A good friend, Lirio Ongpin-Mapa, CLCI vice-president and the first accredited facilitator (since 1989) of Stephen R. Covey’s “The 7 Habits of Highly Effective People” in the Philippines offered some test questions (based on Covey’s Cores of Credibility) that one might ask of those who have declared their intentions to run for public office in 2022, to vet their trustworthiness for the sacred role and responsibilities.

On Integrity: “Do you ‘walk the talk’ on fighting for your declared principles, especially in the face of opposition and difficulty? Are you honest in mind and hands, not stealing what is not yours? Are you willing to sacrifice self thereby to lose power and wealth, maybe even well-being and life, to stand for what is right and good? For transparency ab initio, please declare your Vision/Mission Statement.”

On Intent: “What is your agenda? (Purpose, Plans and Programs). How can we be assured that you will think and act for the common good, and not for your interests (Does he/she have business or other organizational/familial connections to help and nurture)? Are you inclined to be autocratic and dictatorial before allowing participative management and inclusive outcomes?”

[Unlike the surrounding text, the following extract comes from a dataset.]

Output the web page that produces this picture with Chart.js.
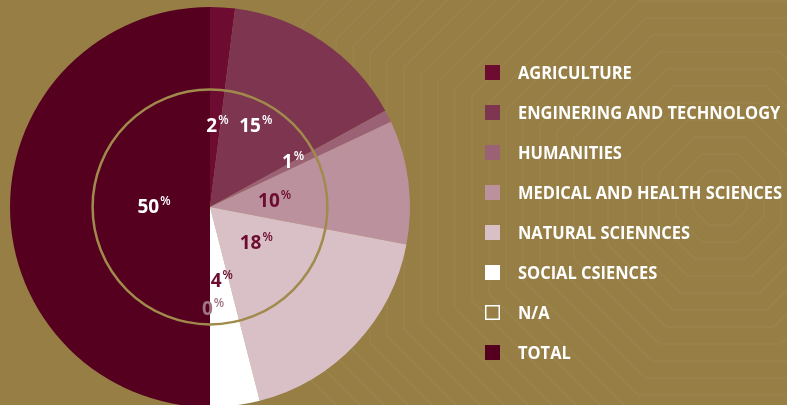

On Capabilities: “What are your unique, native strengths and past experiences that you can bring into your efficient and effective performance in your aspired role as leader of the country? Do you have training and experience as a leader in high office, to give confidence to the people that you know, understand and believe what the rules and laws of the land are, that you will abide and comply with these, thereby to protect the rights and freedoms of the people?”

On Results: “What is your track record? How have you proven that you deserve the trust of the people as seen in past results (actual performance, fulfillment of promises, delivery of objectives and commitments)?”

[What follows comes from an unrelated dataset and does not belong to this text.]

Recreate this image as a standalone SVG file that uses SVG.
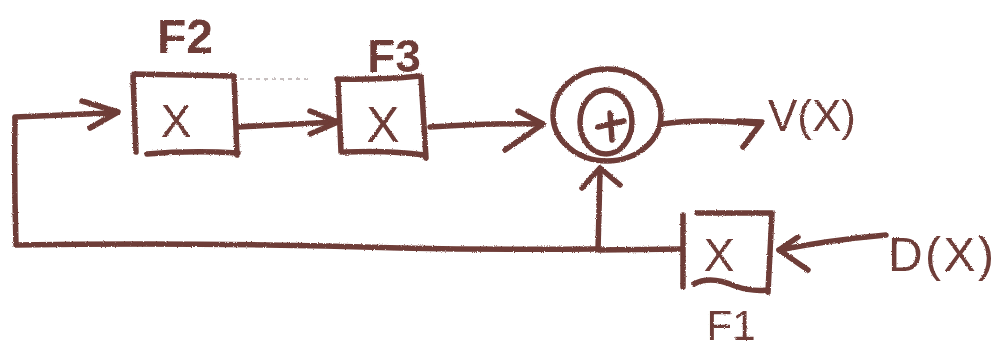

We can pose these questions to the six possible candidates for President in the May 9, 2022 national elections. There are no allusions to any of those “wannabe’s” as to their Character or Capabilities, nor judgment on their Integrity based on reputation or track record. We borrow the disclaimer of National Artist for Literature F. Sionil Jose in his novel, My Brother, My Executioner, 1988: “All the events and characters … are real only in the reader’s imagination.”

Best to learn from Stephen MR Covey that the first level of trusting is trusting oneself. “A man who does not trust himself cannot trust anyone else.” Am I credible to myself?

Covey suggests some questions one might ask oneself: “Am I fully clear on my values? Is there sometimes a mismatch between what I think and what I say, or between my actions and my values?”

Amelia H. C. Ylagan is a Doctor of Business Administration from the University of the Philippines.